** Start of COLLECTED DATA **

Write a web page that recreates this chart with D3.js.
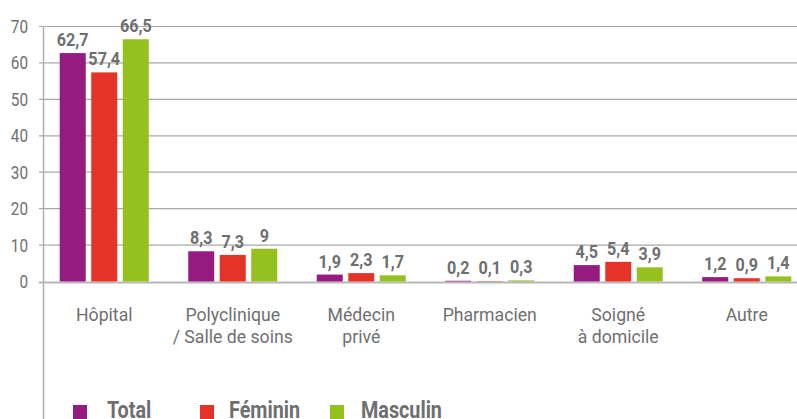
<!DOCTYPE html>
<html><head><meta charset="utf-8">
<script src="https://cdn.jsdelivr.net/npm/d3@7"></script>
<style>
html,body{margin:0;padding:0;background:#fff;}
svg{display:block;font-family:Roboto,"DejaVu Sans Condensed",sans-serif;}
</style></head>
<body>
<svg id="c" width="797" height="419"></svg>
<script>
const categories = [["Hôpital"], ["Polyclinique", "/ Salle de soins"], ["Médecin", "privé"], ["Pharmacien"], ["Soigné", "à domicile"], ["Autre"]];
const seriesNames = ["Total", "Féminin", "Masculin"];
const seriesColors = ["#951b81", "#e5332a", "#95c11f"];
const total    = [62.7, 8.3, 1.9, 0.2, 4.5, 1.2];
const feminin  = [57.4, 7.3, 2.3, 0.1, 5.4, 0.9];
const masculin = [66.5, 9, 1.7, 0.3, 3.9, 1.4];
const yTicks = [0, 10, 20, 30, 40, 50, 60, 70];

const series = [total, feminin, masculin];
const svg = d3.select("#c");
const textColor = "#6f6f6f";
const fmt = v => String(v).replace(".", ",");

const y = d3.scaleLinear().domain([0, 70]).range([281.5, 26.5]);
const x0 = d3.scaleBand().domain(d3.range(categories.length)).range([40, 811])
  .paddingInner(0.307).paddingOuter(0.1535);
const x1 = d3.scaleBand().domain(d3.range(series.length)).range([0, x0.bandwidth()])
  .paddingInner(0.175).paddingOuter(0);

function ctext(x, yy, size, weight, anchor, sx) {
  return svg.append("text").attr("transform", `translate(${x},${yy}) scale(${sx},1)`)
    .attr("text-anchor", anchor).attr("fill", textColor)
    .style("font-size", size + "px").style("font-weight", weight);
}

// gridlines
const grid = svg.append("g");
yTicks.forEach(t => {
  grid.append("line").attr("x1", 39).attr("x2", 797)
    .attr("y1", t === 0 ? y(t) + 1 : y(t)).attr("y2", t === 0 ? y(t) + 1 : y(t))
    .attr("stroke", t === 0 ? "#b8b8b8" : "#a8a8a8")
    .attr("stroke-width", t === 0 ? 2 : 1.2);
});
// y axis line
svg.append("line").attr("x1", 43.5).attr("x2", 43.5).attr("y1", 26).attr("y2", 419)
  .attr("stroke", "#b0b0b0").attr("stroke-width", 1.5);

// tick labels
yTicks.forEach(t => {
  ctext(28, y(t) + 6.5, 18, "normal", "end", 0.85).text(t);
});

// bars
series.forEach((vals, si) => {
  const g = svg.append("g");
  vals.forEach((v, ci) => {
    const bx = x0(ci) + x1(si);
    g.append("rect").attr("x", bx).attr("width", x1.bandwidth())
      .attr("y", y(v)).attr("height", y(0) - y(v)).attr("fill", seriesColors[si]);
    ctext(bx + x1.bandwidth() / 2, y(v) - 7, 19, "bold", "middle", 0.85).text(fmt(v));
  });
});

// category labels
categories.forEach((lines, ci) => {
  const cx = x0(ci) + x0.bandwidth() / 2;
  const t = ctext(cx, 321, 19, "normal", "middle", 0.93);
  lines.forEach((l, i) => t.append("tspan").attr("x", 0).attr("y", i * 22).text(l));
});

// legend
const legX = [73, 200, 330];
const legTX = [107, 229, 361];
seriesNames.forEach((n, i) => {
  svg.append("rect").attr("x", legX[i]).attr("y", 405).attr("width", 14).attr("height", 14)
    .attr("fill", seriesColors[i]);
  ctext(legTX[i], 418, 23, "bold", "start", 0.86).text(n);
});
</script>
</body></html>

** End of COLLECTED DATA **

** PROMPT **
Without the pictures, output the full listing exactly as it stands.

** ANSWER TO THE TASK **
Write a web page that recreates this chart with D3.js.
<!DOCTYPE html>
<html><head><meta charset="utf-8">
<script src="https://cdn.jsdelivr.net/npm/d3@7"></script>
<style>
html,body{margin:0;padding:0;background:#fff;}
svg{display:block;font-family:Roboto,"DejaVu Sans Condensed",sans-serif;}
</style></head>
<body>
<svg id="c" width="797" height="419"></svg>
<script>
const categories = [["Hôpital"], ["Polyclinique", "/ Salle de soins"], ["Médecin", "privé"], ["Pharmacien"], ["Soigné", "à domicile"], ["Autre"]];
const seriesNames = ["Total", "Féminin", "Masculin"];
const seriesColors = ["#951b81", "#e5332a", "#95c11f"];
const total    = [62.7, 8.3, 1.9, 0.2, 4.5, 1.2];
const feminin  = [57.4, 7.3, 2.3, 0.1, 5.4, 0.9];
const masculin = [66.5, 9, 1.7, 0.3, 3.9, 1.4];
const yTicks = [0, 10, 20, 30, 40, 50, 60, 70];

const series = [total, feminin, masculin];
const svg = d3.select("#c");
const textColor = "#6f6f6f";
const fmt = v => String(v).replace(".", ",");

const y = d3.scaleLinear().domain([0, 70]).range([281.5, 26.5]);
const x0 = d3.scaleBand().domain(d3.range(categories.length)).range([40, 811])
  .paddingInner(0.307).paddingOuter(0.1535);
const x1 = d3.scaleBand().domain(d3.range(series.length)).range([0, x0.bandwidth()])
  .paddingInner(0.175).paddingOuter(0);

function ctext(x, yy, size, weight, anchor, sx) {
  return svg.append("text").attr("transform", `translate(${x},${yy}) scale(${sx},1)`)
    .attr("text-anchor", anchor).attr("fill", textColor)
    .style("font-size", size + "px").style("font-weight", weight);
}

// gridlines
const grid = svg.append("g");
yTicks.forEach(t => {
  grid.append("line").attr("x1", 39).attr("x2", 797)
    .attr("y1", t === 0 ? y(t) + 1 : y(t)).attr("y2", t === 0 ? y(t) + 1 : y(t))
    .attr("stroke", t === 0 ? "#b8b8b8" : "#a8a8a8")
    .attr("stroke-width", t === 0 ? 2 : 1.2);
});
// y axis line
svg.append("line").attr("x1", 43.5).attr("x2", 43.5).attr("y1", 26).attr("y2", 419)
  .attr("stroke", "#b0b0b0").attr("stroke-width", 1.5);

// tick labels
yTicks.forEach(t => {
  ctext(28, y(t) + 6.5, 18, "normal", "end", 0.85).text(t);
});

// bars
series.forEach((vals, si) => {
  const g = svg.append("g");
  vals.forEach((v, ci) => {
    const bx = x0(ci) + x1(si);
    g.append("rect").attr("x", bx).attr("width", x1.bandwidth())
      .attr("y", y(v)).attr("height", y(0) - y(v)).attr("fill", seriesColors[si]);
    ctext(bx + x1.bandwidth() / 2, y(v) - 7, 19, "bold", "middle", 0.85).text(fmt(v));
  });
});

// category labels
categories.forEach((lines, ci) => {
  const cx = x0(ci) + x0.bandwidth() / 2;
  const t = ctext(cx, 321, 19, "normal", "middle", 0.93);
  lines.forEach((l, i) => t.append("tspan").attr("x", 0).attr("y", i * 22).text(l));
});

// legend
const legX = [73, 200, 330];
const legTX = [107, 229, 361];
seriesNames.forEach((n, i) => {
  svg.append("rect").attr("x", legX[i]).attr("y", 405).attr("width", 14).attr("height", 14)
    .attr("fill", seriesColors[i]);
  ctext(legTX[i], 418, 23, "bold", "start", 0.86).text(n);
});
</script>
</body></html>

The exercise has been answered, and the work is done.